Detractors denounced Faulconer’s inability to seal that deal as a mark of incompetence for a big-city mayor.
“He had the benefit of strong mayor (form of government) but didn’t achieve any of his goals” on the convention center or Chargers stadium, Alvarez said.
Roe saw it differently. He said Faulconer held the line on public spending. Instead of appeasing Chargers management at any cost, he said, Faulconer resisted the team’s pressure to get the city to foot the bill.
“On core economic issues he has consistently been a champion of conservative values,” Roe said. “And him standing up to the Spanos family and them trying to fleece taxpayers is an example. Other cities were extorted by the NFL and its owners and bent over for the owners. But Kevin stood up to that.”
Of note, Roe said; the man most reviled for the team’s departure is Chargers owner Dean Spanos, not Faulconer.
Some critics said Faulconer was going through the motions publicly to keep the Chargers while behind the scenes he was working with developers of the SoccerCity proposal for the Mission Valley stadium site. That plan called for a professional soccer venue along with housing and commercial development. The project was unveiled with Faulconer’s support shortly after the Chargers announced they were moving to Los Angeles, but it was later defeated by voters.
More recently, Faulconer’s administration was criticized for several controversial city real estate deals, including the lease-purchase agreement of a former Sempra Energy building on Ash Street in downtown San Diego.
Under Faulconer’s direction, the city agreed to lease the former Sempra Energy headquarters at 101 Ash St. for more than $500,000 a month over 20 years, and it would own the building at the end of that term. However, the high-rise was contaminated by asbestos and required tens of millions of dollars in repairs.
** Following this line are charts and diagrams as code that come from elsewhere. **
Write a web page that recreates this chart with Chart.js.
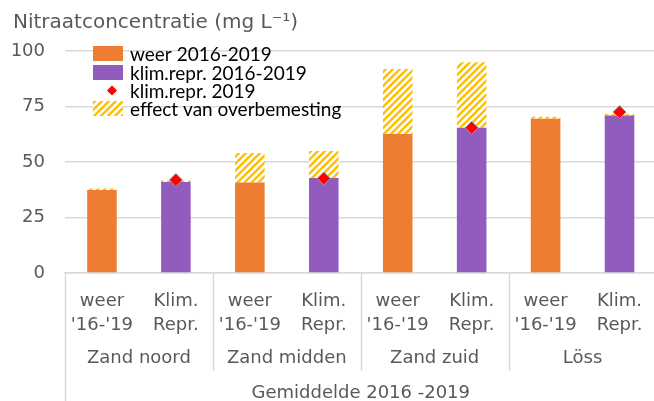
<!DOCTYPE html>
<html>
<head>
<meta charset="utf-8">
<script src="https://cdn.jsdelivr.net/npm/chart.js@4"></script>
<style>
  html, body { margin: 0; padding: 0; overflow: hidden; background: #fff; }
  #wrap { width: 664px; height: 401px; }
</style>
</head>
<body>
<div id="wrap"><canvas id="nitraat" width="664" height="401"></canvas></div>
<script>
/* -------- DATA -------- */
const categories = [
  ["weer", "'16-'19"], ["Klim.", "Repr."],
  ["weer", "'16-'19"], ["Klim.", "Repr."],
  ["weer", "'16-'19"], ["Klim.", "Repr."],
  ["weer", "'16-'19"], ["Klim.", "Repr."]
];
const groups = ["Zand noord", "Zand midden", "Zand zuid", "Löss"];
const overallLabel = "Gemiddelde 2016 -2019";

const weer = [37.4, null, 40.8, null, 62.6, null, 69.5, null];
const klimRepr = [null, 41.0, null, 42.8, null, 65.4, null, 70.9];
const klimRepr2019 = [null, 41.9, null, 42.6, null, 65.4, null, 72.5];
const overbemesting = [0.7, 0.7, 13.2, 12.2, 29.3, 29.5, 0.9, 0.7];

const yTicks = [0, 25, 50, 75, 100];

/* -------- STYLE -------- */
const ORANGE = "#ED7D31";
const PURPLE = "#925CBE";
const YELLOW = "#FFC000";
const GREY_TXT = "#595959";
const GRID = "#D9D9D9";

// diagonal hatch for "effect van overbemesting"
function makeHatch(){
  const c = document.createElement("canvas");
  c.width = 7; c.height = 7;
  const g = c.getContext("2d");
  g.fillStyle = "#fff";
  g.fillRect(0, 0, 7, 7);
  g.strokeStyle = YELLOW;
  g.lineWidth = 2.4;
  g.beginPath();
  g.moveTo(-1, 8); g.lineTo(8, -1);
  g.moveTo(-4, 4); g.lineTo(4, -4);
  g.moveTo(3, 11); g.lineTo(11, 3);
  g.stroke();
  return document.getElementById("nitraat").getContext("2d").createPattern(c, "repeat");
}
const hatch = makeHatch();

/* -------- LEGEND INSIDE PLOT -------- */
const insideLegend = {
  id: "insideLegend",
  afterDraw(chart){
    const ctx = chart.ctx;
    const rows = [53.5, 72.5, 90.5, 108.5];
    ctx.save();
    ctx.font = "19px Lato";
    ctx.textBaseline = "middle";
    chart.data.datasets.forEach((ds, i) => {
      const y = rows[i];
      if (ds.type === "line"){
        ctx.save();
        ctx.translate(112, y);
        ctx.rotate(Math.PI / 4);
        ctx.fillStyle = ds.pointBackgroundColor;
        ctx.fillRect(-3.6, -3.6, 7.2, 7.2);
        ctx.restore();
      } else {
        ctx.fillStyle = ds.backgroundColor;
        ctx.fillRect(93, y - 7.5, 30, 15);
      }
      ctx.fillStyle = "#000";
      ctx.fillText(ds.label, 130, y + 1);
    });
    ctx.restore();
  }
};

/* -------- GROUP LABELS UNDER AXIS -------- */
const groupAxis = {
  id: "groupAxis",
  afterDraw(chart){
    const ctx = chart.ctx;
    const x = chart.scales.x;
    const bottom = chart.chartArea.bottom;
    const gw = (x.right - x.left) / groups.length;
    ctx.save();
    ctx.strokeStyle = GRID;
    ctx.lineWidth = 1.5;
    for (let g = 0; g <= groups.length; g++){
      const px = Math.round(x.left + g * gw) + 0.5;
      ctx.beginPath();
      ctx.moveTo(px, bottom);
      ctx.lineTo(px, g === 0 ? chart.height : 371);
      ctx.stroke();
    }
    ctx.fillStyle = GREY_TXT;
    ctx.font = "18px 'DejaVu Sans'";
    ctx.textAlign = "center";
    ctx.textBaseline = "middle";
    groups.forEach((name, g) => {
      ctx.fillText(name, x.left + (g + 0.5) * gw, 358);
    });
    ctx.fillText(overallLabel, (x.left + x.right) / 2, 393);
    ctx.restore();
  }
};

/* -------- CHART -------- */
new Chart(document.getElementById("nitraat"), {
  data: {
    labels: categories,
    datasets: [
      { type: "bar", label: "weer 2016-2019", data: weer,
        backgroundColor: ORANGE, stack: "s", order: 2 },
      { type: "bar", label: "klim.repr. 2016-2019", data: klimRepr,
        backgroundColor: PURPLE, stack: "s", order: 2 },
      { type: "line", label: "klim.repr. 2019", data: klimRepr2019,
        showLine: false, pointStyle: "rectRot", pointRadius: 6.5,
        pointBackgroundColor: "#FF0000", pointBorderColor: "#9A9A9A",
        pointBorderWidth: 1, stack: "pts", order: 0 },
      { type: "bar", label: "effect van overbemesting", data: overbemesting,
        backgroundColor: hatch, stack: "s", order: 2 }
    ]
  },
  options: {
    responsive: false,
    animation: false,
    layout: { padding: { left: 13, right: 0, top: 0, bottom: 0 } },
    datasets: { bar: { barPercentage: 0.4, categoryPercentage: 1.0 } },
    scales: {
      x: {
        stacked: true,
        grid: { display: false },
        border: { display: true, color: GRID, width: 1.5 },
        ticks: {
          color: GREY_TXT, font: { family: "DejaVu Sans", size: 18, lineHeight: 1.3 },
          autoSkip: false, maxRotation: 0, padding: 9
        },
        afterFit: s => { s.height = 128; }
      },
      y: {
        stacked: true,
        min: 0, max: 100,
        afterBuildTicks: s => { s.ticks = yTicks.map(v => ({ value: v })); },
        grid: { color: GRID, lineWidth: 1.5, drawTicks: false },
        border: { display: false },
        ticks: { color: GREY_TXT, font: { family: "DejaVu Sans", size: 18 }, padding: 20 },
        afterFit: s => { s.width = 52; }
      }
    },
    plugins: {
      legend: { display: false },
      tooltip: { enabled: false },
      title: {
        display: true, align: "start",
        text: "Nitraatconcentratie (mg L⁻¹)",
        color: GREY_TXT,
        font: { family: "DejaVu Sans", size: 20, weight: "normal" },
        padding: { top: 11, bottom: 16 }
      }
    }
  },
  plugins: [insideLegend, groupAxis]
});
</script>
</body>
</html>
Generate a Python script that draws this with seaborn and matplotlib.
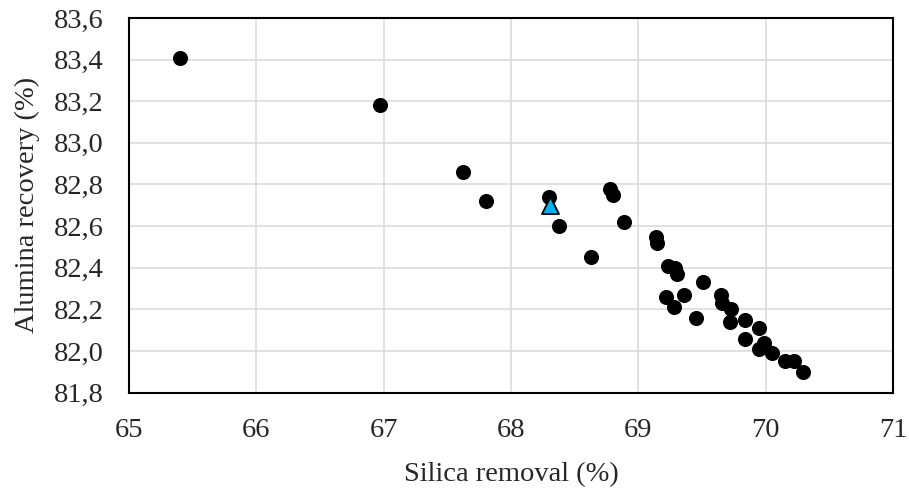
import matplotlib
matplotlib.use("Agg")
import matplotlib.pyplot as plt
import seaborn as sns
import pandas as pd

silica_removal = [65.40, 66.97, 67.62, 67.80, 68.30, 68.38, 68.63, 68.78, 68.80, 68.89,
                  69.14, 69.15, 69.23, 69.29, 69.30, 69.51, 69.22, 69.36, 69.28, 69.45,
                  69.65, 69.66, 69.73, 69.72, 69.84, 69.95, 69.84, 69.99, 69.95, 70.05,
                  70.15, 70.22, 70.29]
alumina_recovery = [83.41, 83.18, 82.86, 82.72, 82.74, 82.60, 82.45, 82.78, 82.75, 82.62,
                    82.55, 82.52, 82.41, 82.40, 82.37, 82.33, 82.26, 82.27, 82.21, 82.16,
                    82.27, 82.23, 82.20, 82.14, 82.15, 82.11, 82.06, 82.04, 82.01, 81.99,
                    81.95, 81.95, 81.90]
highlight_x = [68.31]
highlight_y = [82.70]

x_ticks = [65, 66, 67, 68, 69, 70, 71]
x_tick_labels = ["65", "66", "67", "68", "69", "70", "71"]
y_ticks = [81.8, 82.0, 82.2, 82.4, 82.6, 82.8, 83.0, 83.2, 83.4, 83.6]
y_tick_labels = ["81,8", "82,0", "82,2", "82,4", "82,6", "82,8", "83,0", "83,2", "83,4", "83,6"]

sns.set_style("white")
plt.rcParams["font.family"] = ["Liberation Serif", "DejaVu Serif"]

fig = plt.figure(figsize=(9.09, 4.93), dpi=100)
ax = fig.add_axes([0.1419, 0.2036, 0.8405, 0.7599])

df = pd.DataFrame({"x": silica_removal, "y": alumina_recovery})
hl = pd.DataFrame({"x": highlight_x, "y": highlight_y})

sns.scatterplot(data=df, x="x", y="y", ax=ax, color="black", s=118,
                edgecolor="black", linewidth=0, zorder=3)
sns.scatterplot(data=hl, x="x", y="y", ax=ax, color="#00B0F0", marker="^", s=150,
                edgecolor="black", linewidth=1.3, zorder=4)

ax.set_xlim(65, 71)
ax.set_ylim(81.8, 83.6)
ax.set_xticks(x_ticks)
ax.set_xticklabels(x_tick_labels)
ax.set_yticks(y_ticks)
ax.set_yticklabels(y_tick_labels)
ax.grid(True, color="#D9D9D9", linewidth=1.1, zorder=0)
ax.set_axisbelow(True)
for sp in ax.spines.values():
    sp.set_visible(True)
    sp.set_color("black")
    sp.set_linewidth(1.5)
ax.tick_params(axis="both", length=0, labelsize=20.5, pad=18)
ax.set_xlabel("Silica removal (%)", fontsize=20.5, labelpad=14)
ax.set_ylabel("Alumina recovery (%)", fontsize=20.5, labelpad=10)

fig.savefig("out.png", dpi=100)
More than three years and $30 million later, the city is still unable to use the space and is embroiled in litigation. Subsequent investigations and audits revealed the city failed to commission its own building inspections, and a key consultant advising the city was being paid by a company linked to the seller.
Faulconer said he has taken responsibility and is trying to recoup the city’s losses.
“When you’re mayor not every project is going to do well,” Faulconer said. “It’s what you do to fix them and the actions you take to turn it around. The goal was good — to bring employees into one building and save dollars. But the execution was flawed. The response was to call for independent review and stop payment.”
Campaigning, from City Hall to Sacramento
Although observers may disagree about Faulconer’s record as mayor, Roe said his experience governing places him far above his opponents.
“The big difference between him and the other candidates is that he actually has a record — as chief executive of a big city,” Roe said. “You have a combination of grifters, posers and wannabes who are running on the Republican side. And none of them have anything of substance to point to, or any accomplishments whatsoever.”
In an era of social media campaigns and celebrity candidates, that’s a nostalgic take on voter preferences, Luna said.
“The thought that your record of public service is a determining factor is such a sweet and old-fashioned idea,” Luna said.
“The last person who won a recall was an actor, and the person who won the presidency was a reality star. In many ways having a record of office works against you, because people can find things to hold against you and show what you did wrong.”
In this post-Trump era, with Republican candidates often pressed to swear fealty to the former president or risk his wrath, Faulconer is in a delicate position. He has walked that line before, attempting to attract Democrats and independents fed up with Newsom, without alienating the Trump base.
In 2016, Faulconer publicly denounced Trump’s invective, insisting “his divisive rhetoric is unacceptable and I just could never support him.” Four years later Faulconer said he voted for him, arguing Trump had the right economic plan for the country.
That shift to the right was on display again at Wednesday night’s GOP recall debate. Asked if his support for Trump had waned since the Capitol insurrection, Faulconer faulted the Jan. 6 rioters, not the former president.
“What happened on Jan. 6 was abhorrent to our country,” Faulconer said. “To have folks storm our Capitol, to attack our Capitol police officers, that was wrong in every way imaginable. We want to hold those folks held accountable and I think that’s incredibly important.”
But would he take Trump’s endorsement, the moderator asked again.
“I would proudly take the endorsement and support of any Republican, independent or Democrat who wants to get rid of Gavin Newsom and make California a better state,” Faulconer answered.
Also during the debate with three Republican competitors, Faulconer tackled hot-button conservative issues that weren’t previously talking points for him and that are tinged with racial controversy. He weighed in against critical race theory, “cancel culture,” and Medi-Cal coverage of undocumented immigrants.
Faulconer said he defied protesters who wanted to defund the police and instead increased police budgets. He said he was not “woke” and doesn’t believe the United States is a racist country.
“Now he’s actually got kind of a hard turn right that’s interesting,” Gonzalez said the next day. “The things that would once make him semi-attractive as a moderate Republican are being thrown out, because his fate is being a Trump Republican.”
Democrats shouldn’t take this election lightly, Roe said, pointing to polls showing the race to recall Newsom tightening despite California’s two-to-one ratio of registered Democrats to Republicans.
“The recall is at near parity, so that reveals that Democratic voters are not happy with their Democratic governor,” Roe said.
That’s the good news for Faulconer. The bad news is he’s polling behind three other candidates. With mail-in ballots shipping on Aug. 16 and the election a month later, Faulconer must make a compelling pitch.
Luna said the GOP debate this week was likely Faulconer’s last chance to be a “fiery and passionate moderate.”